■ **Work instructions**
Of the lines in the listing below, how many hold "this"? Answer with the number only.

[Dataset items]
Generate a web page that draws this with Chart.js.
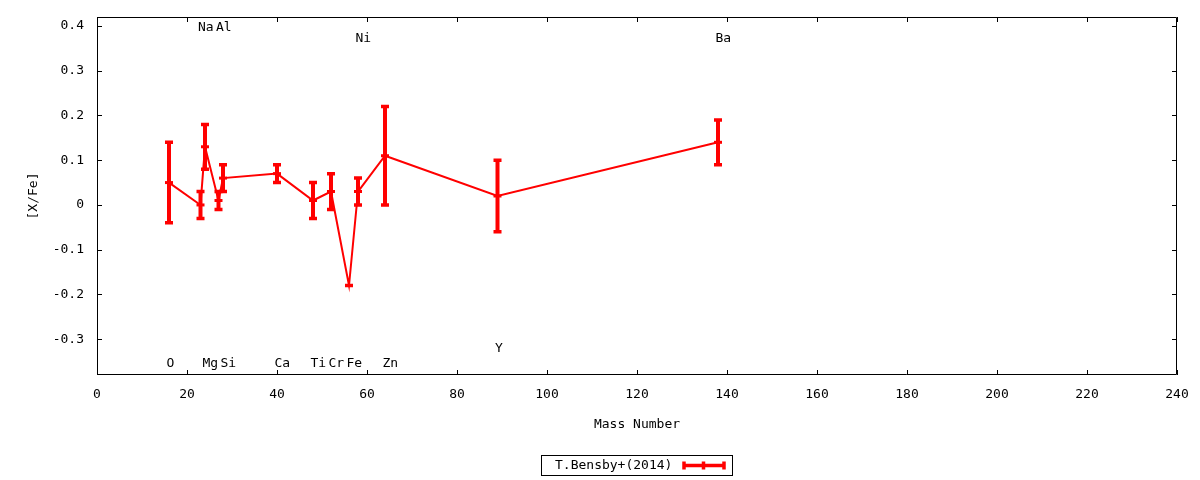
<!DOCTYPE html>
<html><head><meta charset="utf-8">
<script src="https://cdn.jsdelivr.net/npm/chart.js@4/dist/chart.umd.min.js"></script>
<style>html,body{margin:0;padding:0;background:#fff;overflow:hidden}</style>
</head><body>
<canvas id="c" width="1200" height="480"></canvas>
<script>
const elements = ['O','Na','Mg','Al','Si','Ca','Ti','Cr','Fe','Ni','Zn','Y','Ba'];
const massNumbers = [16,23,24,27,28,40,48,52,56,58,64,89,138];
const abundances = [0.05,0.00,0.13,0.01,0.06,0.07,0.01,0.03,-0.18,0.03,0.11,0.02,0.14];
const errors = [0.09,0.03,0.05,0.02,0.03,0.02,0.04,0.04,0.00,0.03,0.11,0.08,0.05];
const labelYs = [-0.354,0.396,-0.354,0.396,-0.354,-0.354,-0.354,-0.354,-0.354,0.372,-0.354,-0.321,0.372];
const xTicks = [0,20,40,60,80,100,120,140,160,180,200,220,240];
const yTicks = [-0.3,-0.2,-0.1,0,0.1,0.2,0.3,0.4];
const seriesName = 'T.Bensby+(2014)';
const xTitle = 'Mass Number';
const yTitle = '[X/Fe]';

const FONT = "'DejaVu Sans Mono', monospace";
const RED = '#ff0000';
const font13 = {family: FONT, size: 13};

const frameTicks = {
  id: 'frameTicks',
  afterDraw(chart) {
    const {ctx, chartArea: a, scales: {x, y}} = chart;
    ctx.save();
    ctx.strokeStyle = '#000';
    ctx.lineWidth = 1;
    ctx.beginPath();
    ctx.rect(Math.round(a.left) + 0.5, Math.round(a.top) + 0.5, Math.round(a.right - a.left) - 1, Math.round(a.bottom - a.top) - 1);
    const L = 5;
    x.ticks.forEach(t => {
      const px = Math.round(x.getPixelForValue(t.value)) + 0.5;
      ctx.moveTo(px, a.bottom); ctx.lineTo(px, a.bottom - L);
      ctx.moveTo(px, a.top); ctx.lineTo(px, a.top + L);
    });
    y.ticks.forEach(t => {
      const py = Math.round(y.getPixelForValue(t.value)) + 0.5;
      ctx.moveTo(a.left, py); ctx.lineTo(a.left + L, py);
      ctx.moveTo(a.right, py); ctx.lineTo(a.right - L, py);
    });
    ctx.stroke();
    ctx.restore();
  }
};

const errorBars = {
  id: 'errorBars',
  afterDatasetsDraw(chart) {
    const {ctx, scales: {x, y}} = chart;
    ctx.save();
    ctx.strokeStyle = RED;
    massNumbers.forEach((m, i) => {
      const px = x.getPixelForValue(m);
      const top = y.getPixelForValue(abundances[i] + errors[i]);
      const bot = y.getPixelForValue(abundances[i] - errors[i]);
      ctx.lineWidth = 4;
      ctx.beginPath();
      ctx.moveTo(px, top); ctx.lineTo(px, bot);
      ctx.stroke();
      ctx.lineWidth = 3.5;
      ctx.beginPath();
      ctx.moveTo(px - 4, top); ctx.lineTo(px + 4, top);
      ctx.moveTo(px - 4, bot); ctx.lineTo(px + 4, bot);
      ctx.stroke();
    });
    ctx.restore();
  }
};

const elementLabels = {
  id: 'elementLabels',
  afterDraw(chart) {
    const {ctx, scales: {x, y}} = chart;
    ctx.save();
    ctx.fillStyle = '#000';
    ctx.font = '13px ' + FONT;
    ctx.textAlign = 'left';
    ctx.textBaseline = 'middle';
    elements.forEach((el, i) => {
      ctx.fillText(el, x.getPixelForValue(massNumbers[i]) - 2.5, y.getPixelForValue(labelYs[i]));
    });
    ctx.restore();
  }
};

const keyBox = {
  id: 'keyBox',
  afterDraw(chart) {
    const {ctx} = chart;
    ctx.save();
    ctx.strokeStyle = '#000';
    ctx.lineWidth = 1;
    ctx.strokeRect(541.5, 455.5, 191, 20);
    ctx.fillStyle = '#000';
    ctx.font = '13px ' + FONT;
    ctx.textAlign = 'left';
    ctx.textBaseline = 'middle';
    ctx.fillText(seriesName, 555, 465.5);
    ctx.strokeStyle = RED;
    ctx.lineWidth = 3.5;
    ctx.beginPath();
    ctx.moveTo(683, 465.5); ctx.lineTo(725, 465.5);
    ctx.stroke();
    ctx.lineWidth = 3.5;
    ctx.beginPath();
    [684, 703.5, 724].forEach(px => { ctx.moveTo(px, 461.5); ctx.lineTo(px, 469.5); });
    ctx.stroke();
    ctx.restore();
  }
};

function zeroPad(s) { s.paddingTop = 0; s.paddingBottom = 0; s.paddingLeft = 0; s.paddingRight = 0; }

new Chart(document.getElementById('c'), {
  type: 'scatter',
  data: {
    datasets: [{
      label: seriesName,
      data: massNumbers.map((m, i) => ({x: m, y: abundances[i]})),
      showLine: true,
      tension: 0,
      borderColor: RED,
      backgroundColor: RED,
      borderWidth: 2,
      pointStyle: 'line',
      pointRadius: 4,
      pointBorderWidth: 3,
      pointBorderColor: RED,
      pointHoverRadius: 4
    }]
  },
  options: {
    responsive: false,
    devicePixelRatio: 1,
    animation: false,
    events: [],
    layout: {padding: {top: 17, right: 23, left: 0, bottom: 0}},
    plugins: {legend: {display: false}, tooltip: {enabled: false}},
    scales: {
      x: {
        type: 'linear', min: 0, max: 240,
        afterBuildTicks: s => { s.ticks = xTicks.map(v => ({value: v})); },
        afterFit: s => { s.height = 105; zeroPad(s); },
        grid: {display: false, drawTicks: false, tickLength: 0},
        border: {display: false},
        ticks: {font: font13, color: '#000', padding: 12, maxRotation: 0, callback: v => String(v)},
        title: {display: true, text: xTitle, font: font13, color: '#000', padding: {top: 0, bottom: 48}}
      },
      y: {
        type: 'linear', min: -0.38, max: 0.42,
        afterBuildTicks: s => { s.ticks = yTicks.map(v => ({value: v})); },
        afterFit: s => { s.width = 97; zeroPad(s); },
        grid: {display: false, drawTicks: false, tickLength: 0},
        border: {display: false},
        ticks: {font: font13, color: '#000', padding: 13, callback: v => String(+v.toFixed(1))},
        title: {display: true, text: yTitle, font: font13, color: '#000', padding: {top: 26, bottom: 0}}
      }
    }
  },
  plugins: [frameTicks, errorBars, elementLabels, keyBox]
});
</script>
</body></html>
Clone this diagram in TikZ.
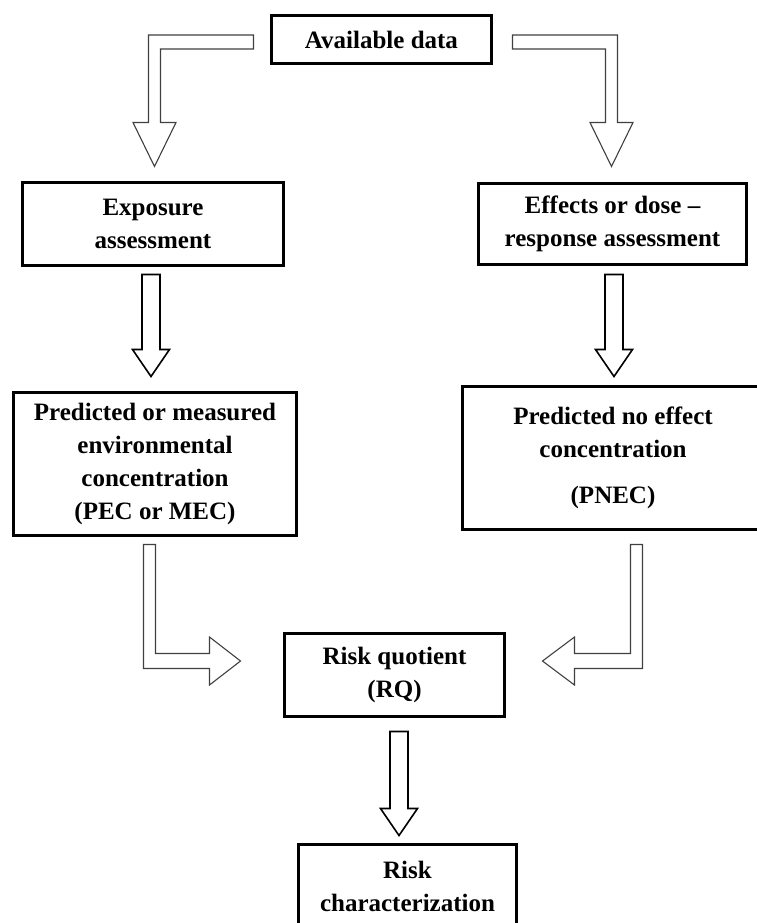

■ **Solved problem**
2